AVAILABLE ON REGION 1 DVD
RUNNING TIME: 90 min
REVIEWED BY: Dr Lenera, Official HCF Critic
Paul Decker murders his wife in her Italian villa by drugging her milk and asphyxiating her by gas, using a scuba snorkel connected to tubes on the outside to breathe during the ordeal. He cleverly locks the bedroom from the inside and hides inside a trapdoor in the floor until after the body is discovered by servants. Decker’s stepdaughter Candy suspects him immediately, especially since no suicide note was found, and is also is convinced that he murdered her father years before, but her accusations fall on deaf ears….
Now here’s an underrated, even obscure, little gem that may be the best non-horror or non-science fiction movie I’ve seen from Hammer so far in the course of doing this series of reviews. It’s often claimed to be based on a story by cult Italian filmmaker Antonio Margheriti because the tale is credited to Anthony Dawson which was the name of Margheriti’s alias, but the author is more likely to be the Dr.No/ Dial M For Murder actor of the same name. Double billed in the US with The Camp On Blood Island, The Snorkel, filmed mostly on location in the Italian Riviera, is an extremely suspenseful movie that could maybe have done with a couple more exciting scenes but does keep up the tension rather skillfully.

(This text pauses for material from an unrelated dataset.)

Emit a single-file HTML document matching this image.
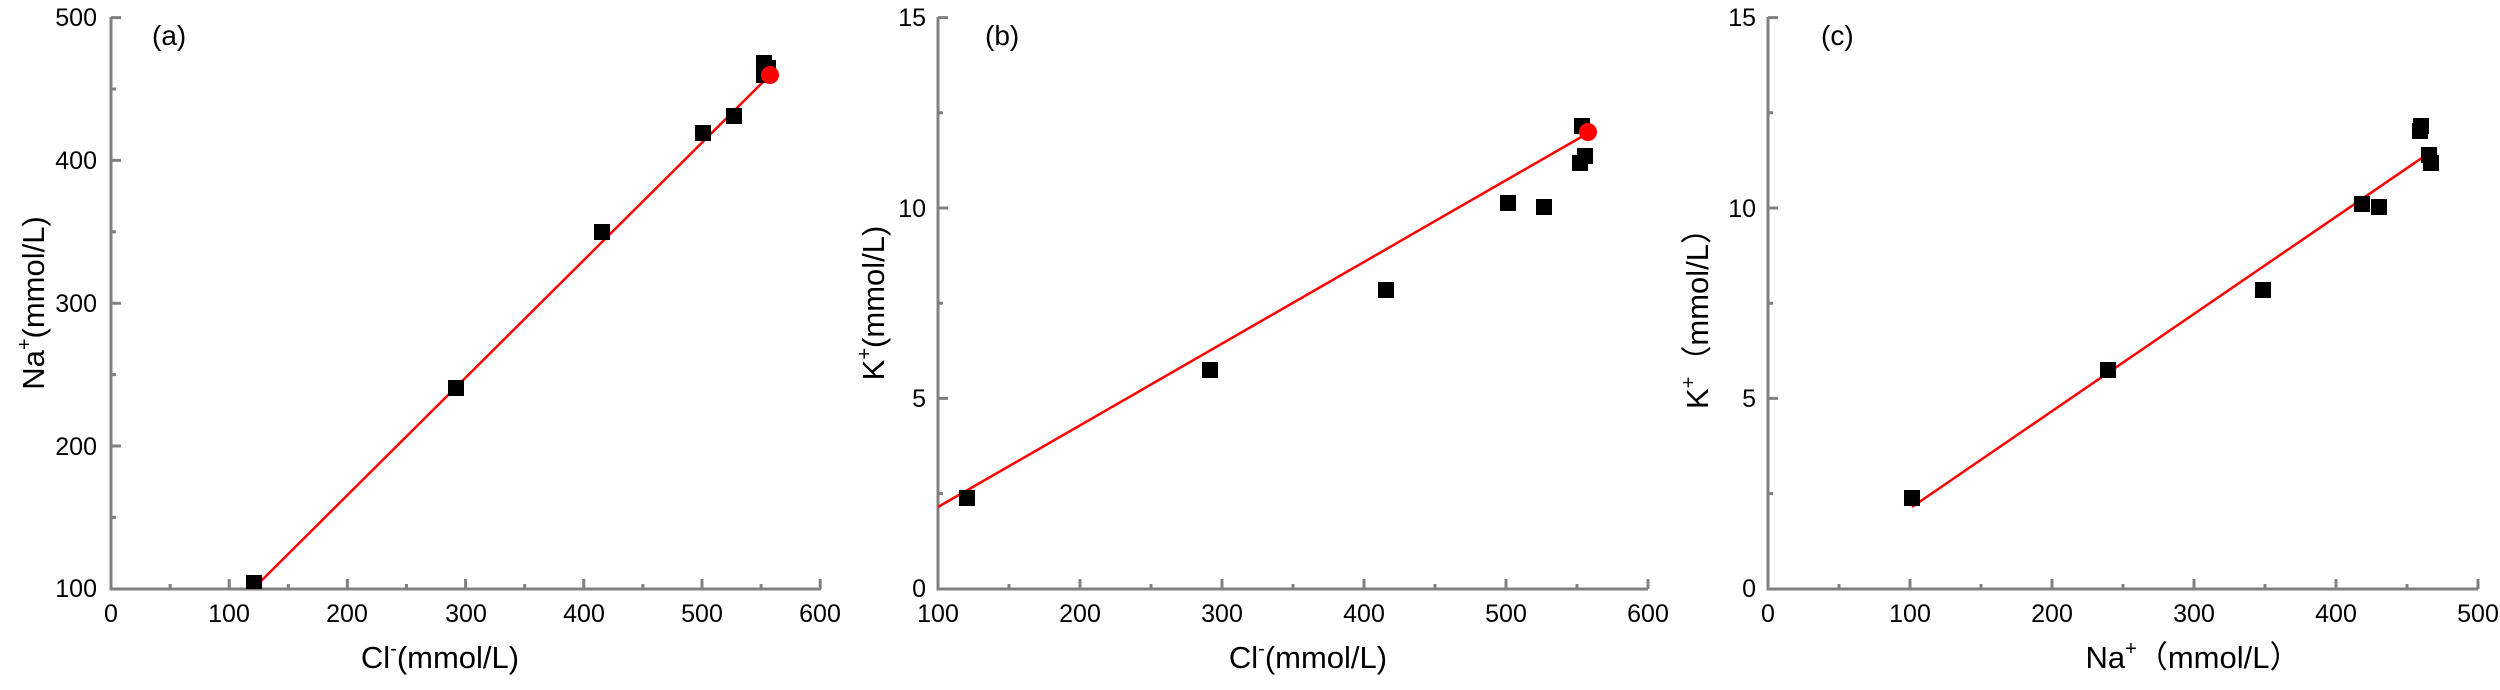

Unusually for the time, the killer is revealed straight away, going for, as Hitchcock used to say, “suspense over surprise”. After the superb opening sequence, the movie does become very talky, but never loses the uncomfortable edge provided by its premise [re-used in the 1972 giallo Smile Before Death] of a teenage girl who knows her stepfather killed her parents, and the killer knows it too, but nobody else believes her, and it winds up with a very effective climax looking forward to the one in Wait Until Dark and a really amusingly dark finale reminiscent of Edgar Allan Poe at his best [though the film would have been better if it had omitted its very final scene which was possibly filmed at the behest of the censors].

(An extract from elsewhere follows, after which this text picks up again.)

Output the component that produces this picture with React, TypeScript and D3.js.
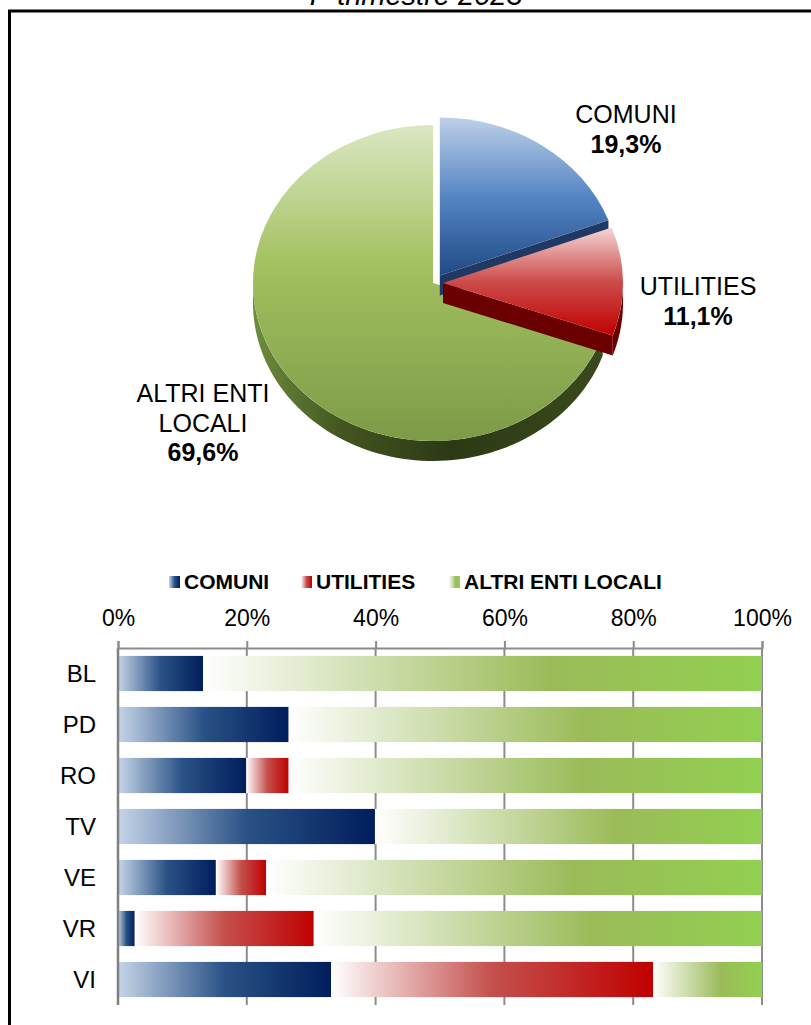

Along the way director Guy Green [a generally undistinguished name better known as a cinematographer], helped by Jack Asher’s typically meticulous cinematography proving he was as adept with black and white as he was with colour, expertly stages some moments like a tense house search and an attempted beach murder, and often has Paul appear quite unnervingly, especially when his cigarette smoke materialises first behind Candy. Peter van Eyck, soon to be Dr. Mabuse, is a very sinister killer and 14 year old Mandy Miller very sensitive in the role of Candy. Gregoire Alsan is the usual incompetent cop you tend to get in these things and there’s a wonderfully cute dog who sadly pays the price for being so intelligent. Composer Francis Chagrin’s name doesn’t appear on the titles but his score is appropriately gloomy at times while often holding back so we hardly hear any sound at all. The film’s main gimmick – the murderer using a snorkel mask to breathe through long hoses feeding from outdoor connections – is absurd, the hoses being so long it would take someone with the lung capacity of a whale to draw fresh air through the long tubes, while there is some back projection which is very poor indeed, but overall The Snorkel is a very worthwhile ‘B’ thriller, far better than I certainly expected.